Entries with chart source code
....

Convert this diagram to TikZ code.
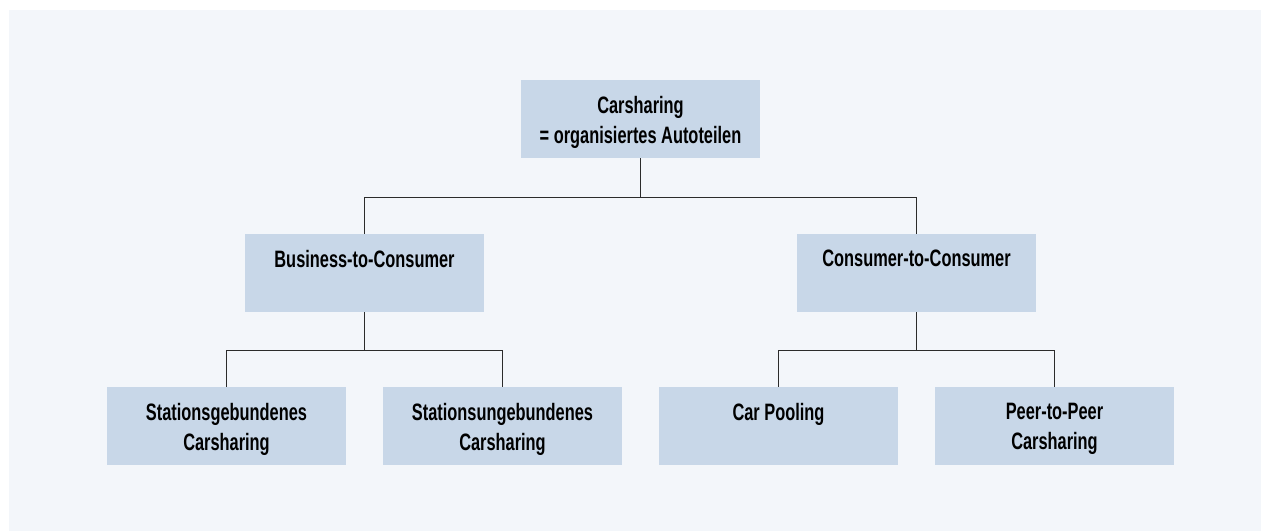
\documentclass[tikz,border=0pt]{standalone}
\usepackage{fontspec}
\newfontfamily\condsans[FakeStretch=0.69]{Liberation Sans}
\definecolor{panelbg}{HTML}{F3F6FA}
\definecolor{boxblue}{HTML}{C8D7E8}
\definecolor{linegray}{HTML}{2B2B2B}
\usetikzlibrary{positioning,calc}

\begin{document}
\begin{tikzpicture}[
  x=0.75pt, y=-0.75pt,
  catbox/.style={rectangle, fill=boxblue, minimum width=179.25pt, minimum height=58.5pt, inner sep=0pt},
  catlabel/.style={anchor=north, inner sep=0pt, align=center, text=black, font=\condsans\bfseries\fontsize{17.8}{22.5}\selectfont},
  branch/.style={draw=linegray, line width=1.1pt},
]
\useasboundingbox (0,0) rectangle (1261,531);
\fill[panelbg] (9,10) rectangle (1261,531);
\node[catbox] (top) at (640.5,119) {};
\node[catbox] (b2c) at (364.5,273) {};
\node[catbox] (c2c) at (916.5,273) {};
\node[catbox] (stgeb) at (226.5,426) {};
\node[catbox] (stungeb) at (502.5,426) {};
\node[catbox] (pool) at (778.5,426) {};
\node[catbox] (p2p) at (1054.5,426) {};
\node[catlabel] (toptxt) at ([yshift=-12pt]top.north) {Carsharing\\= organisiertes Autoteilen};
\node[catlabel] (b2ctxt) at ([yshift=-12pt]b2c.north) {Business-to-Consumer};
\node[catlabel] (c2ctxt) at ([yshift=-12pt]c2c.north) {Consumer-to-Consumer};
\node[catlabel] (stgebtxt) at ([yshift=-12pt]stgeb.north) {Stationsgebundenes\\Carsharing};
\node[catlabel] (stungebtxt) at ([yshift=-12pt]stungeb.north) {Stationsungebundenes\\Carsharing};
\node[catlabel] (pooltxt) at ([yshift=-12pt]pool.north) {Car Pooling};
\node[catlabel] (p2ptxt) at ([yshift=-12pt]p2p.north) {Peer-to-Peer\\Carsharing};
\coordinate (topjoin) at ($(top.south)+(0,39)$);
\coordinate (b2cjoin) at ($(b2c.south)+(0,38)$);
\coordinate (c2cjoin) at ($(c2c.south)+(0,38)$);
\draw[branch] (top.south) -- (topjoin) -| (b2c.north);
\draw[branch] (topjoin) -| (c2c.north);
\draw[branch] (b2c.south) -- (b2cjoin) -| (stgeb.north);
\draw[branch] (b2cjoin) -| (stungeb.north);
\draw[branch] (c2c.south) -- (c2cjoin) -| (pool.north);
\draw[branch] (c2cjoin) -| (p2p.north);
\end{tikzpicture}
\end{document}
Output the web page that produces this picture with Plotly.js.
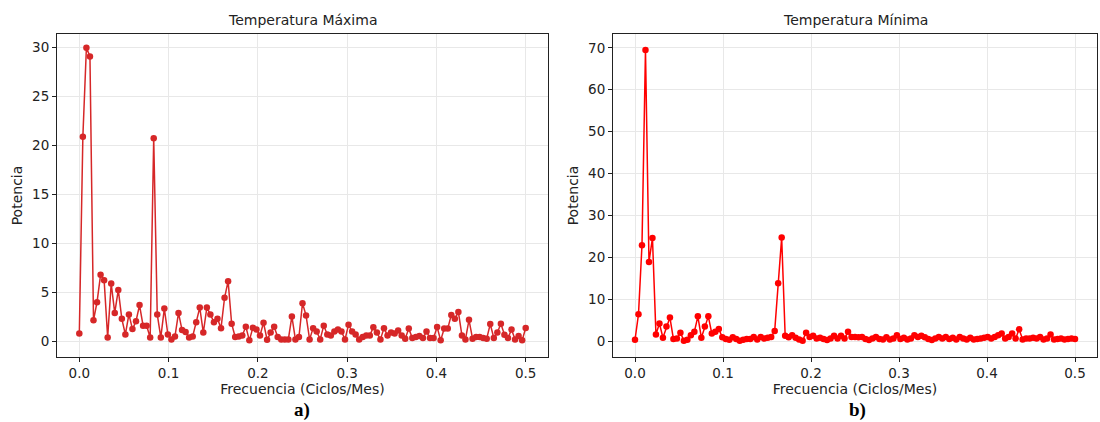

....

## Requirements
Every line above should be returned exactly; the pictures stay out.

## Exercise answer
Convert this diagram to TikZ code.
\documentclass[tikz,border=0pt]{standalone}
\usepackage{fontspec}
\newfontfamily\condsans[FakeStretch=0.69]{Liberation Sans}
\definecolor{panelbg}{HTML}{F3F6FA}
\definecolor{boxblue}{HTML}{C8D7E8}
\definecolor{linegray}{HTML}{2B2B2B}
\usetikzlibrary{positioning,calc}

\begin{document}
\begin{tikzpicture}[
  x=0.75pt, y=-0.75pt,
  catbox/.style={rectangle, fill=boxblue, minimum width=179.25pt, minimum height=58.5pt, inner sep=0pt},
  catlabel/.style={anchor=north, inner sep=0pt, align=center, text=black, font=\condsans\bfseries\fontsize{17.8}{22.5}\selectfont},
  branch/.style={draw=linegray, line width=1.1pt},
]
\useasboundingbox (0,0) rectangle (1261,531);
\fill[panelbg] (9,10) rectangle (1261,531);
\node[catbox] (top) at (640.5,119) {};
\node[catbox] (b2c) at (364.5,273) {};
\node[catbox] (c2c) at (916.5,273) {};
\node[catbox] (stgeb) at (226.5,426) {};
\node[catbox] (stungeb) at (502.5,426) {};
\node[catbox] (pool) at (778.5,426) {};
\node[catbox] (p2p) at (1054.5,426) {};
\node[catlabel] (toptxt) at ([yshift=-12pt]top.north) {Carsharing\\= organisiertes Autoteilen};
\node[catlabel] (b2ctxt) at ([yshift=-12pt]b2c.north) {Business-to-Consumer};
\node[catlabel] (c2ctxt) at ([yshift=-12pt]c2c.north) {Consumer-to-Consumer};
\node[catlabel] (stgebtxt) at ([yshift=-12pt]stgeb.north) {Stationsgebundenes\\Carsharing};
\node[catlabel] (stungebtxt) at ([yshift=-12pt]stungeb.north) {Stationsungebundenes\\Carsharing};
\node[catlabel] (pooltxt) at ([yshift=-12pt]pool.north) {Car Pooling};
\node[catlabel] (p2ptxt) at ([yshift=-12pt]p2p.north) {Peer-to-Peer\\Carsharing};
\coordinate (topjoin) at ($(top.south)+(0,39)$);
\coordinate (b2cjoin) at ($(b2c.south)+(0,38)$);
\coordinate (c2cjoin) at ($(c2c.south)+(0,38)$);
\draw[branch] (top.south) -- (topjoin) -| (b2c.north);
\draw[branch] (topjoin) -| (c2c.north);
\draw[branch] (b2c.south) -- (b2cjoin) -| (stgeb.north);
\draw[branch] (b2cjoin) -| (stungeb.north);
\draw[branch] (c2c.south) -- (c2cjoin) -| (pool.north);
\draw[branch] (c2cjoin) -| (p2p.north);
\end{tikzpicture}
\end{document}
Output the web page that produces this picture with Plotly.js.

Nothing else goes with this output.